A new campaign detailing what is critically needed to improve public education in Tasmania has received a groundswell of support from key Tasmanian and national advocacy groups.
The Australian Education Union Tasmania Branch’s Lifting Learning paper, launched today, presents solutions to the state’s overstretched education system which is leaving Tasmanian students the most disadvantaged nationally.
The campaign has been described as “carefully designed to directly improve the learning outcomes for Tasmanian students” by College of Educational and Developmental Psychologists National Chair Gerald Wurf.
AEU Tasmania President David Genford welcomed the widespread advocacy for the campaign which he said reflected the dire need for Tasmanian education reform.
“The scale of support for our Lifting Learning solutions reflects the scale of improvements needed within Tasmanian schools and colleges to lift learning for all students,” he said.
“Tasmania is in the grips of a glaring teacher shortage and it’s our students who are missing out on quality education because of it.”
“Tasmanian children and families need more in-class support, solutions to the teacher shortage, increased school psychologist and social worker numbers and support for all students which includes those with a disability. The time for change is now.”
The Tasmanian Government must show its commitment to Public Education by addressing critical and complex issues faced by teachers and students, campaign supporter and Tasmanian Disability Education Reform Lobby founder Kristen Desmond said.
“TDERL continues to work collaboratively with the AEU to ensure students with disability and the teachers who teach them receive appropriate support,” she said.
“The State Government needs to immediately initiate a review of the implementation of the reasonable adjustment funding model to ensure students with disability are receiving the support they need to participate in schools on the same basis as their nondisabled peers.”
The 28-page plan details the fixes needed to lift student learning. Central to the plan is the need for professional support staff in schools, such as school psychologists and social workers, to meet the ever-growing needs of students.
The Lifting Learning push for one school social worker and one school psychologist for every 500 students is supported by Australian Psychologists and Counsellors in Schools and Australian Association of Social Workers.
Tasmanian senior school psychologist Sally Rayner has said students and their families were now turning to schools for help and crisis support for a range of mental health problems.
“We are seeing lots more young people present with suicidal distress and complex emotional and psychiatric needs for which there are few other services available to support them,” she said.
“These mental health issues severely impact on a student’s capacity to engage and participate at school.”
The calls for more professional school support staff are echoed by Anglicare Tasmania’s Better, Bigger, Stronger report whose first recommendation is to “strengthen early responses to childhood adversity through expanding social work capacity in primary schools”.
Tasmanian Association of State School Organisations (TASSO) President Natham Reynolds said the AEU Lifting Learning prospectus document provided valuable solutions to a range of issues and challenges in today’s public school system.
“It is imperative that we resolve the current problems to help give our children the education they deserve, provide the support to staff, and make teaching a preference as a career choice,” he said.

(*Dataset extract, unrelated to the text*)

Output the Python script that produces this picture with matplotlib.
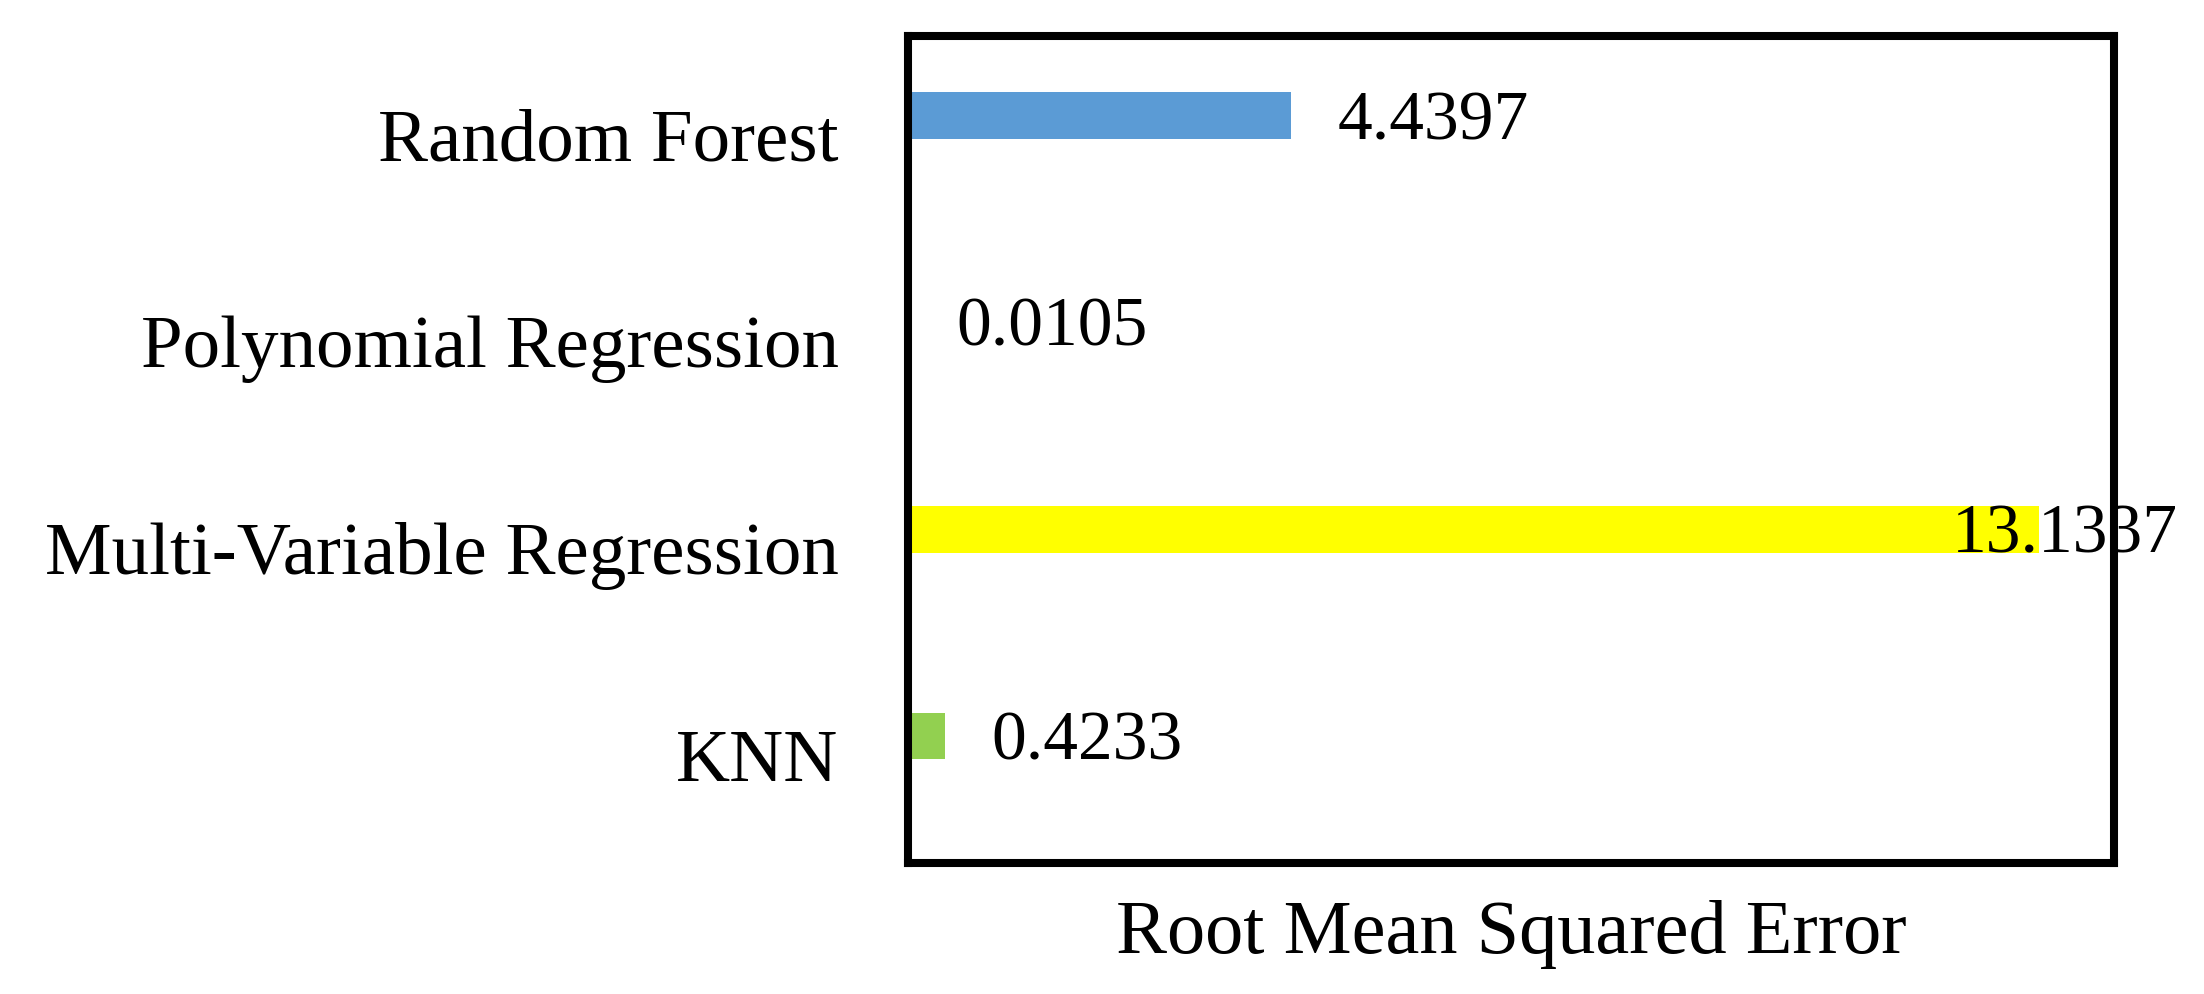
import matplotlib
matplotlib.use("Agg")
import matplotlib.pyplot as plt
import matplotlib.transforms as mtransforms

# data, top to bottom as shown
models = ["Random Forest", "Polynomial Regression", "Multi-Variable Regression", "KNN"]
rmse = [4.4397, 0.0105, 13.1337, 0.4233]
bar_colors = ["#5B9BD5", "#ED7D31", "#FFFF00", "#92D050"]
value_labels = ["4.4397", "0.0105", "13.1337", "0.4233"]

plt.rcParams["font.family"] = ["Liberation Serif", "DejaVu Serif"]

fig = plt.figure(figsize=(22.04, 9.95), dpi=100)
ax = fig.add_axes([0.412, 0.1317, 0.5472, 0.8312])

ypos = list(range(len(models)))[::-1]
ax.barh(ypos, rmse, height=0.227, color=bar_colors, zorder=1)

ax.set_xlim(0, 14)
ax.set_ylim(-0.614, 3.386)

for y, v, lab in zip(ypos, rmse, value_labels):
    # the longest bar gets its label pulled back inside, like the original
    dx = -63 if v > 12 else 34
    ax.annotate(lab, xy=(v, y), xytext=(dx, -4), textcoords="offset points",
                ha="left", va="center", fontsize=50, zorder=3,
                annotation_clip=False)

ax.set_yticks(ypos)
ax.set_yticklabels(models, fontsize=54)
ax.tick_params(axis="y", length=0, pad=50)
# category names sit a bit below the bar centres in the original
shift = mtransforms.ScaledTranslation(0, -0.18, fig.dpi_scale_trans)
for t in ax.get_yticklabels():
    t.set_transform(t.get_transform() + shift)

ax.set_xticks([])
ax.set_xlabel("Root Mean Squared Error", fontsize=55, labelpad=26)

for sp in ax.spines.values():
    sp.set_linewidth(5.8)
    sp.set_color("black")
    sp.set_zorder(2)

fig.savefig("out.png", dpi=100)
plt.close(fig)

“Schools reflect how our future communities will look; our children are our future leaders. It’s not about spending more for today, it’s about investing for a more stable future of the next generation.”
The desperate need for more in-class support from additional Teacher Assistants and Education Support Specialists is described in the AEU Lifting Learning prospectus by an anonymous teacher who explains that even their most challenging student currently receives no additional support.
Recently retired Ulverstone Secondary College Principal Glen Lutwyche outlines the teacher shortage in the campaign prospectus: “Currently there is a crisis in teacher recruitment in Tasmanian Secondary Schools due to the lack of subject trained teachers in areas such as English, History, M.D.T, Home Ec, Maths and Science. This is especially evident in isolated schools and schools with additional complexity.”
Mr Genford said student learning would suffer and teacher burnout would increase along with more new educators leaving the profession, unless the State government joined community advocates in supporting and implementing the Lifting Learning solutions.
Tasmanian education – the facts
- Tasmania has the highest levels of disadvantage compared to the rest of Australia, with more than two-thirds of children and young people living in areas of relative disadvantage; characterised by low income, low educational attainment and high unemployment.
- One in five (21.5%) Tasmanian students are assessed as being “developmentally vulnerable”, meaning they need intensive support early on at school if they are to catchup with their peers.
- On average, Tasmanian teachers do about 11 hours per week of unpaid overtime with principals regularly working 60-hour weeks.
- Tasmanian teachers are the lowest paid in Australia.